* Stated task
Write the listing below out again exactly, dropping the images.
>> Begin Information provided
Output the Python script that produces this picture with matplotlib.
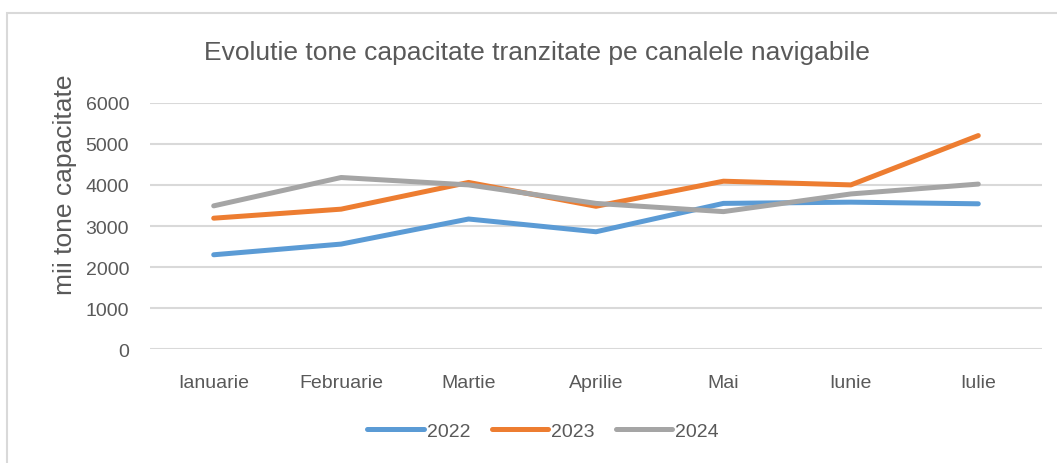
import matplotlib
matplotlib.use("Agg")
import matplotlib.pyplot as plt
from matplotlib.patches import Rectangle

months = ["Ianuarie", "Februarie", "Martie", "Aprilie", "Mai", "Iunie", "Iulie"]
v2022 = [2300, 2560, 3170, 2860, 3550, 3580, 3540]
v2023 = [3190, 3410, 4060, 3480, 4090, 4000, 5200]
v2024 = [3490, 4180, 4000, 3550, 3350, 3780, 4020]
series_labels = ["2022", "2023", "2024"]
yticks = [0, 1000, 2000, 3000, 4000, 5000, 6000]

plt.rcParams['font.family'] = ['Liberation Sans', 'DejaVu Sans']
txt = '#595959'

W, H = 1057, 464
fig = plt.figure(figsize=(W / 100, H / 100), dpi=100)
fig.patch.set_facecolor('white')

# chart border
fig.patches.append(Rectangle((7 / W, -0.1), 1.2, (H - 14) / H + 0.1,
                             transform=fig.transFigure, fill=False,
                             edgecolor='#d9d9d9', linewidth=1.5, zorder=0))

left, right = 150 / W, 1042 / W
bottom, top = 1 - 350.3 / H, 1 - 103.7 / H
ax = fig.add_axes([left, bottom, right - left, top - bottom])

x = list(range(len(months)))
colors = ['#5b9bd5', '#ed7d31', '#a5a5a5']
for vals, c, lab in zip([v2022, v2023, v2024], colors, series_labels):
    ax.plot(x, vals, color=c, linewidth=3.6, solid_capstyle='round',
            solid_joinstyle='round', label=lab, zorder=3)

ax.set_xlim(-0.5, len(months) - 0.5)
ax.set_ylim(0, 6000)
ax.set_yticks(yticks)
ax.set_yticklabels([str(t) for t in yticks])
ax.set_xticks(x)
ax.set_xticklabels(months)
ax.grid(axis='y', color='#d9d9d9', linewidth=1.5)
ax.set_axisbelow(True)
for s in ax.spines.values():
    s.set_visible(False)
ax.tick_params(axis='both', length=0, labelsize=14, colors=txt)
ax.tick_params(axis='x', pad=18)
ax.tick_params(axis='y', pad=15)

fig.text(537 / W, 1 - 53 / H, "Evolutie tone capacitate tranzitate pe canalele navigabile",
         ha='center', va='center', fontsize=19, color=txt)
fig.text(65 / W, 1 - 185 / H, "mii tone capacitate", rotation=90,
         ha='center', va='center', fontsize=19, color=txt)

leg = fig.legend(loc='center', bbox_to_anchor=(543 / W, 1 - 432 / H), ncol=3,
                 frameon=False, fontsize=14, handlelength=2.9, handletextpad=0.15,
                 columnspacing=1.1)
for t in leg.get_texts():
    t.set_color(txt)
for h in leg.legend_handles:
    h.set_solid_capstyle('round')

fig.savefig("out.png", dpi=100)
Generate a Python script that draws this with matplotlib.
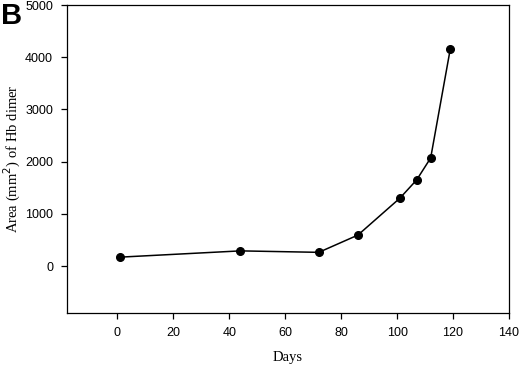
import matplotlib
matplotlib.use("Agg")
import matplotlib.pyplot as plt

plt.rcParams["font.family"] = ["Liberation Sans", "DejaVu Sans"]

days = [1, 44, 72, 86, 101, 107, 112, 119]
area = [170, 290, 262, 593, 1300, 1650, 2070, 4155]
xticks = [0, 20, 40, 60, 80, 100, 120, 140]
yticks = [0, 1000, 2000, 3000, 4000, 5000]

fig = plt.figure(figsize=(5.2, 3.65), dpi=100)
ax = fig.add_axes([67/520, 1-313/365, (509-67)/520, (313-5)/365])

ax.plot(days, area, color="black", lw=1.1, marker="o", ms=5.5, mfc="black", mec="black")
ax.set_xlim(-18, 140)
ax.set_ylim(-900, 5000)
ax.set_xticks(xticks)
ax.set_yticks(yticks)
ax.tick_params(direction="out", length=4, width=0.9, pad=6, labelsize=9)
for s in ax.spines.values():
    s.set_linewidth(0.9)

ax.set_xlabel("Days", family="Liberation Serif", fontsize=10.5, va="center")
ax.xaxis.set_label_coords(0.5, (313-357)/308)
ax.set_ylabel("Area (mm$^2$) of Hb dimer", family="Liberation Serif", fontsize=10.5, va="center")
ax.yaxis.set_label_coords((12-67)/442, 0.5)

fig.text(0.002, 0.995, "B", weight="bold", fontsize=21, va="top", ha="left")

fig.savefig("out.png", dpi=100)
>> End Information provided
* Task result
Output the Python script that produces this picture with matplotlib.
import matplotlib
matplotlib.use("Agg")
import matplotlib.pyplot as plt
from matplotlib.patches import Rectangle

months = ["Ianuarie", "Februarie", "Martie", "Aprilie", "Mai", "Iunie", "Iulie"]
v2022 = [2300, 2560, 3170, 2860, 3550, 3580, 3540]
v2023 = [3190, 3410, 4060, 3480, 4090, 4000, 5200]
v2024 = [3490, 4180, 4000, 3550, 3350, 3780, 4020]
series_labels = ["2022", "2023", "2024"]
yticks = [0, 1000, 2000, 3000, 4000, 5000, 6000]

plt.rcParams['font.family'] = ['Liberation Sans', 'DejaVu Sans']
txt = '#595959'

W, H = 1057, 464
fig = plt.figure(figsize=(W / 100, H / 100), dpi=100)
fig.patch.set_facecolor('white')

# chart border
fig.patches.append(Rectangle((7 / W, -0.1), 1.2, (H - 14) / H + 0.1,
                             transform=fig.transFigure, fill=False,
                             edgecolor='#d9d9d9', linewidth=1.5, zorder=0))

left, right = 150 / W, 1042 / W
bottom, top = 1 - 350.3 / H, 1 - 103.7 / H
ax = fig.add_axes([left, bottom, right - left, top - bottom])

x = list(range(len(months)))
colors = ['#5b9bd5', '#ed7d31', '#a5a5a5']
for vals, c, lab in zip([v2022, v2023, v2024], colors, series_labels):
    ax.plot(x, vals, color=c, linewidth=3.6, solid_capstyle='round',
            solid_joinstyle='round', label=lab, zorder=3)

ax.set_xlim(-0.5, len(months) - 0.5)
ax.set_ylim(0, 6000)
ax.set_yticks(yticks)
ax.set_yticklabels([str(t) for t in yticks])
ax.set_xticks(x)
ax.set_xticklabels(months)
ax.grid(axis='y', color='#d9d9d9', linewidth=1.5)
ax.set_axisbelow(True)
for s in ax.spines.values():
    s.set_visible(False)
ax.tick_params(axis='both', length=0, labelsize=14, colors=txt)
ax.tick_params(axis='x', pad=18)
ax.tick_params(axis='y', pad=15)

fig.text(537 / W, 1 - 53 / H, "Evolutie tone capacitate tranzitate pe canalele navigabile",
         ha='center', va='center', fontsize=19, color=txt)
fig.text(65 / W, 1 - 185 / H, "mii tone capacitate", rotation=90,
         ha='center', va='center', fontsize=19, color=txt)

leg = fig.legend(loc='center', bbox_to_anchor=(543 / W, 1 - 432 / H), ncol=3,
                 frameon=False, fontsize=14, handlelength=2.9, handletextpad=0.15,
                 columnspacing=1.1)
for t in leg.get_texts():
    t.set_color(txt)
for h in leg.legend_handles:
    h.set_solid_capstyle('round')

fig.savefig("out.png", dpi=100)
Generate a Python script that draws this with matplotlib.
import matplotlib
matplotlib.use("Agg")
import matplotlib.pyplot as plt

plt.rcParams["font.family"] = ["Liberation Sans", "DejaVu Sans"]

days = [1, 44, 72, 86, 101, 107, 112, 119]
area = [170, 290, 262, 593, 1300, 1650, 2070, 4155]
xticks = [0, 20, 40, 60, 80, 100, 120, 140]
yticks = [0, 1000, 2000, 3000, 4000, 5000]

fig = plt.figure(figsize=(5.2, 3.65), dpi=100)
ax = fig.add_axes([67/520, 1-313/365, (509-67)/520, (313-5)/365])

ax.plot(days, area, color="black", lw=1.1, marker="o", ms=5.5, mfc="black", mec="black")
ax.set_xlim(-18, 140)
ax.set_ylim(-900, 5000)
ax.set_xticks(xticks)
ax.set_yticks(yticks)
ax.tick_params(direction="out", length=4, width=0.9, pad=6, labelsize=9)
for s in ax.spines.values():
    s.set_linewidth(0.9)

ax.set_xlabel("Days", family="Liberation Serif", fontsize=10.5, va="center")
ax.xaxis.set_label_coords(0.5, (313-357)/308)
ax.set_ylabel("Area (mm$^2$) of Hb dimer", family="Liberation Serif", fontsize=10.5, va="center")
ax.yaxis.set_label_coords((12-67)/442, 0.5)

fig.text(0.002, 0.995, "B", weight="bold", fontsize=21, va="top", ha="left")

fig.savefig("out.png", dpi=100)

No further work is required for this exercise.